WRITTEN INSTRUCTION: The data must be returned in full and exactly as given.

DATA SECTION:
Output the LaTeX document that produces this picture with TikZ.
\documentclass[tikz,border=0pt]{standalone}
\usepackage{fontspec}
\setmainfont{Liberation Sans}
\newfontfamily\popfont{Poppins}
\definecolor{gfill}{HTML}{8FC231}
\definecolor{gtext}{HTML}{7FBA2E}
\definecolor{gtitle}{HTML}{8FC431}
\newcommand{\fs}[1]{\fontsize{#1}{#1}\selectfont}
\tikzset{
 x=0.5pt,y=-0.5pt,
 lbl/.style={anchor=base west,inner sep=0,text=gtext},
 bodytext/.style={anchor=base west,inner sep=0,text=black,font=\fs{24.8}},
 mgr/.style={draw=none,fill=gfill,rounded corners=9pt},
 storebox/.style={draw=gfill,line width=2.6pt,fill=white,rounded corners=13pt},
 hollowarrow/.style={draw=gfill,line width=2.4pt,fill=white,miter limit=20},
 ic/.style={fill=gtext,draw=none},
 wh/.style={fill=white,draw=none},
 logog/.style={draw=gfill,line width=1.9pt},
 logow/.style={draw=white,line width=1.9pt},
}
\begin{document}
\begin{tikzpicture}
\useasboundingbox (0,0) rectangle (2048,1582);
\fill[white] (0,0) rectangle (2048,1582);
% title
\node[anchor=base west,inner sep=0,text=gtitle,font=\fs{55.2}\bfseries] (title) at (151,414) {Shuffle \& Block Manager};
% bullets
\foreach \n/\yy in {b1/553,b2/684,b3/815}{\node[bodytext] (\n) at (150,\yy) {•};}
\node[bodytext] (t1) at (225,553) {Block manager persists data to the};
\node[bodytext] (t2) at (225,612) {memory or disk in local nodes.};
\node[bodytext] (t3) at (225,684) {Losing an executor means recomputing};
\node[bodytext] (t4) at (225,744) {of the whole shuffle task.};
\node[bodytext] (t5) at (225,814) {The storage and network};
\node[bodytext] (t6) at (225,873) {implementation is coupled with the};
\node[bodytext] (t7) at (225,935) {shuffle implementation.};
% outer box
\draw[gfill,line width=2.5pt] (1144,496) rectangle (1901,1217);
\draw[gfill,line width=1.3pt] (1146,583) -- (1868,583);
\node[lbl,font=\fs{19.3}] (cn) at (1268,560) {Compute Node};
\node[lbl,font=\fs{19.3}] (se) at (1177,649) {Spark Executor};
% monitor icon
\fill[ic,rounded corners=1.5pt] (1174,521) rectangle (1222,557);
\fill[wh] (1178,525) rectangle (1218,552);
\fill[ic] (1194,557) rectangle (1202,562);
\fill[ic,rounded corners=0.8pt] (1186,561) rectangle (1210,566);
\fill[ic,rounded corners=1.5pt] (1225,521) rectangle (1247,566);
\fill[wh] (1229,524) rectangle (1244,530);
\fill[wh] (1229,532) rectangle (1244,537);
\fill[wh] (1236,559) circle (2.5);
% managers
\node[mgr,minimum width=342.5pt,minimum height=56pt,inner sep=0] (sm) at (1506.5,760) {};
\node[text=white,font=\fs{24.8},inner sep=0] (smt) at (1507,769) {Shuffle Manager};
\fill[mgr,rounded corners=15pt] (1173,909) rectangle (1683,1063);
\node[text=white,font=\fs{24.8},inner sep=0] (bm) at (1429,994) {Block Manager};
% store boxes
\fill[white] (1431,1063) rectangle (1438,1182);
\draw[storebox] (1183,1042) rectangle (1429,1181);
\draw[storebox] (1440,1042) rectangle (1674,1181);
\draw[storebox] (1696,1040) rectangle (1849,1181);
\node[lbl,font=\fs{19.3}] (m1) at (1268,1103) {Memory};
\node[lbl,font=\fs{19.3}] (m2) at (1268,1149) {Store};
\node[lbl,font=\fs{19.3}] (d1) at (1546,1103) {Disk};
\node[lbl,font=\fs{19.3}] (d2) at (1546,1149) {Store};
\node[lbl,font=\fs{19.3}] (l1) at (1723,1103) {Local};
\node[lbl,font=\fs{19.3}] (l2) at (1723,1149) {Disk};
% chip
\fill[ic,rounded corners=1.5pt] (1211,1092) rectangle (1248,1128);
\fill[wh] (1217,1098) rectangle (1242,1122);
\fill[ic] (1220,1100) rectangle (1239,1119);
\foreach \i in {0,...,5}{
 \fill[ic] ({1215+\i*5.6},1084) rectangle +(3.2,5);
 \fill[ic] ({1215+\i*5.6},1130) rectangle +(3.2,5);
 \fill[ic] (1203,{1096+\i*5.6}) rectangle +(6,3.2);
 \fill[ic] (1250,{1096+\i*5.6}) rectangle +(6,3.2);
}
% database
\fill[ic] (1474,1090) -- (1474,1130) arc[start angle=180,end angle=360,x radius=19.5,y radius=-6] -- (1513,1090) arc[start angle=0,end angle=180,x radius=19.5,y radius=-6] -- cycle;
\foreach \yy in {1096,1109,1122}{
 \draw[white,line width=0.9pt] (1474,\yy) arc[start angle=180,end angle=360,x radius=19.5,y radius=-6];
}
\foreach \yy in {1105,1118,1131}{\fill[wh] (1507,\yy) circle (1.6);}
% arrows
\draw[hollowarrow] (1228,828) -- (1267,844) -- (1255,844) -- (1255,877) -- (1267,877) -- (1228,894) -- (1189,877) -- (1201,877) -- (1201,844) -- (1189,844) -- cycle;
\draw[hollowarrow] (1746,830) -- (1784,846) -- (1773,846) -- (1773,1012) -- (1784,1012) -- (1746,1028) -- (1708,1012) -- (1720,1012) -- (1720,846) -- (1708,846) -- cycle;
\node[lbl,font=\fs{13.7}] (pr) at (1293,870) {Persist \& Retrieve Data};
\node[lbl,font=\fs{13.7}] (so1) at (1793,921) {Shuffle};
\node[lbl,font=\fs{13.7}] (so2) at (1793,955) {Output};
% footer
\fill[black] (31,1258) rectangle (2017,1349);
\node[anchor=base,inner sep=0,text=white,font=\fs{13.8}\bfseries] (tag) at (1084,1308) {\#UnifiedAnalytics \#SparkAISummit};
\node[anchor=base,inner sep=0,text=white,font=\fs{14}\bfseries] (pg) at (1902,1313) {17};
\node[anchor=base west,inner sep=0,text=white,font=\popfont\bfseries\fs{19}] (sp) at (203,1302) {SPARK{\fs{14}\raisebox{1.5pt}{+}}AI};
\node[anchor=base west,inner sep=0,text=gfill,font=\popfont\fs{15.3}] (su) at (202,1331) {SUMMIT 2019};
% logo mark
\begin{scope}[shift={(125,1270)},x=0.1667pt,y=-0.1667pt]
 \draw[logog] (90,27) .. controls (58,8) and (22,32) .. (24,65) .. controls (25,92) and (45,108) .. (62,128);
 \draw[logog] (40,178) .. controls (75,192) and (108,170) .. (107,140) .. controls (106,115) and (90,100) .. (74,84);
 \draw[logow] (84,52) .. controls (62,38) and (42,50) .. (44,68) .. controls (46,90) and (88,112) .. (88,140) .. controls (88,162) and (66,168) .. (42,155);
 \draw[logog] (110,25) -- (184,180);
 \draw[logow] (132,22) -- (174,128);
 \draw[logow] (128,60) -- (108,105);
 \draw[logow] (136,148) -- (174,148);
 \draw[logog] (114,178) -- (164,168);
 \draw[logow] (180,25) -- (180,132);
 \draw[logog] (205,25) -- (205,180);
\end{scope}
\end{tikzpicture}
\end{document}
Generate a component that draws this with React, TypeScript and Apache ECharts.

WORKED SOLUTION:
Output the LaTeX document that produces this picture with TikZ.
\documentclass[tikz,border=0pt]{standalone}
\usepackage{fontspec}
\setmainfont{Liberation Sans}
\newfontfamily\popfont{Poppins}
\definecolor{gfill}{HTML}{8FC231}
\definecolor{gtext}{HTML}{7FBA2E}
\definecolor{gtitle}{HTML}{8FC431}
\newcommand{\fs}[1]{\fontsize{#1}{#1}\selectfont}
\tikzset{
 x=0.5pt,y=-0.5pt,
 lbl/.style={anchor=base west,inner sep=0,text=gtext},
 bodytext/.style={anchor=base west,inner sep=0,text=black,font=\fs{24.8}},
 mgr/.style={draw=none,fill=gfill,rounded corners=9pt},
 storebox/.style={draw=gfill,line width=2.6pt,fill=white,rounded corners=13pt},
 hollowarrow/.style={draw=gfill,line width=2.4pt,fill=white,miter limit=20},
 ic/.style={fill=gtext,draw=none},
 wh/.style={fill=white,draw=none},
 logog/.style={draw=gfill,line width=1.9pt},
 logow/.style={draw=white,line width=1.9pt},
}
\begin{document}
\begin{tikzpicture}
\useasboundingbox (0,0) rectangle (2048,1582);
\fill[white] (0,0) rectangle (2048,1582);
% title
\node[anchor=base west,inner sep=0,text=gtitle,font=\fs{55.2}\bfseries] (title) at (151,414) {Shuffle \& Block Manager};
% bullets
\foreach \n/\yy in {b1/553,b2/684,b3/815}{\node[bodytext] (\n) at (150,\yy) {•};}
\node[bodytext] (t1) at (225,553) {Block manager persists data to the};
\node[bodytext] (t2) at (225,612) {memory or disk in local nodes.};
\node[bodytext] (t3) at (225,684) {Losing an executor means recomputing};
\node[bodytext] (t4) at (225,744) {of the whole shuffle task.};
\node[bodytext] (t5) at (225,814) {The storage and network};
\node[bodytext] (t6) at (225,873) {implementation is coupled with the};
\node[bodytext] (t7) at (225,935) {shuffle implementation.};
% outer box
\draw[gfill,line width=2.5pt] (1144,496) rectangle (1901,1217);
\draw[gfill,line width=1.3pt] (1146,583) -- (1868,583);
\node[lbl,font=\fs{19.3}] (cn) at (1268,560) {Compute Node};
\node[lbl,font=\fs{19.3}] (se) at (1177,649) {Spark Executor};
% monitor icon
\fill[ic,rounded corners=1.5pt] (1174,521) rectangle (1222,557);
\fill[wh] (1178,525) rectangle (1218,552);
\fill[ic] (1194,557) rectangle (1202,562);
\fill[ic,rounded corners=0.8pt] (1186,561) rectangle (1210,566);
\fill[ic,rounded corners=1.5pt] (1225,521) rectangle (1247,566);
\fill[wh] (1229,524) rectangle (1244,530);
\fill[wh] (1229,532) rectangle (1244,537);
\fill[wh] (1236,559) circle (2.5);
% managers
\node[mgr,minimum width=342.5pt,minimum height=56pt,inner sep=0] (sm) at (1506.5,760) {};
\node[text=white,font=\fs{24.8},inner sep=0] (smt) at (1507,769) {Shuffle Manager};
\fill[mgr,rounded corners=15pt] (1173,909) rectangle (1683,1063);
\node[text=white,font=\fs{24.8},inner sep=0] (bm) at (1429,994) {Block Manager};
% store boxes
\fill[white] (1431,1063) rectangle (1438,1182);
\draw[storebox] (1183,1042) rectangle (1429,1181);
\draw[storebox] (1440,1042) rectangle (1674,1181);
\draw[storebox] (1696,1040) rectangle (1849,1181);
\node[lbl,font=\fs{19.3}] (m1) at (1268,1103) {Memory};
\node[lbl,font=\fs{19.3}] (m2) at (1268,1149) {Store};
\node[lbl,font=\fs{19.3}] (d1) at (1546,1103) {Disk};
\node[lbl,font=\fs{19.3}] (d2) at (1546,1149) {Store};
\node[lbl,font=\fs{19.3}] (l1) at (1723,1103) {Local};
\node[lbl,font=\fs{19.3}] (l2) at (1723,1149) {Disk};
% chip
\fill[ic,rounded corners=1.5pt] (1211,1092) rectangle (1248,1128);
\fill[wh] (1217,1098) rectangle (1242,1122);
\fill[ic] (1220,1100) rectangle (1239,1119);
\foreach \i in {0,...,5}{
 \fill[ic] ({1215+\i*5.6},1084) rectangle +(3.2,5);
 \fill[ic] ({1215+\i*5.6},1130) rectangle +(3.2,5);
 \fill[ic] (1203,{1096+\i*5.6}) rectangle +(6,3.2);
 \fill[ic] (1250,{1096+\i*5.6}) rectangle +(6,3.2);
}
% database
\fill[ic] (1474,1090) -- (1474,1130) arc[start angle=180,end angle=360,x radius=19.5,y radius=-6] -- (1513,1090) arc[start angle=0,end angle=180,x radius=19.5,y radius=-6] -- cycle;
\foreach \yy in {1096,1109,1122}{
 \draw[white,line width=0.9pt] (1474,\yy) arc[start angle=180,end angle=360,x radius=19.5,y radius=-6];
}
\foreach \yy in {1105,1118,1131}{\fill[wh] (1507,\yy) circle (1.6);}
% arrows
\draw[hollowarrow] (1228,828) -- (1267,844) -- (1255,844) -- (1255,877) -- (1267,877) -- (1228,894) -- (1189,877) -- (1201,877) -- (1201,844) -- (1189,844) -- cycle;
\draw[hollowarrow] (1746,830) -- (1784,846) -- (1773,846) -- (1773,1012) -- (1784,1012) -- (1746,1028) -- (1708,1012) -- (1720,1012) -- (1720,846) -- (1708,846) -- cycle;
\node[lbl,font=\fs{13.7}] (pr) at (1293,870) {Persist \& Retrieve Data};
\node[lbl,font=\fs{13.7}] (so1) at (1793,921) {Shuffle};
\node[lbl,font=\fs{13.7}] (so2) at (1793,955) {Output};
% footer
\fill[black] (31,1258) rectangle (2017,1349);
\node[anchor=base,inner sep=0,text=white,font=\fs{13.8}\bfseries] (tag) at (1084,1308) {\#UnifiedAnalytics \#SparkAISummit};
\node[anchor=base,inner sep=0,text=white,font=\fs{14}\bfseries] (pg) at (1902,1313) {17};
\node[anchor=base west,inner sep=0,text=white,font=\popfont\bfseries\fs{19}] (sp) at (203,1302) {SPARK{\fs{14}\raisebox{1.5pt}{+}}AI};
\node[anchor=base west,inner sep=0,text=gfill,font=\popfont\fs{15.3}] (su) at (202,1331) {SUMMIT 2019};
% logo mark
\begin{scope}[shift={(125,1270)},x=0.1667pt,y=-0.1667pt]
 \draw[logog] (90,27) .. controls (58,8) and (22,32) .. (24,65) .. controls (25,92) and (45,108) .. (62,128);
 \draw[logog] (40,178) .. controls (75,192) and (108,170) .. (107,140) .. controls (106,115) and (90,100) .. (74,84);
 \draw[logow] (84,52) .. controls (62,38) and (42,50) .. (44,68) .. controls (46,90) and (88,112) .. (88,140) .. controls (88,162) and (66,168) .. (42,155);
 \draw[logog] (110,25) -- (184,180);
 \draw[logow] (132,22) -- (174,128);
 \draw[logow] (128,60) -- (108,105);
 \draw[logow] (136,148) -- (174,148);
 \draw[logog] (114,178) -- (164,168);
 \draw[logow] (180,25) -- (180,132);
 \draw[logog] (205,25) -- (205,180);
\end{scope}
\end{tikzpicture}
\end{document}
Generate a component that draws this with React, TypeScript and Apache ECharts.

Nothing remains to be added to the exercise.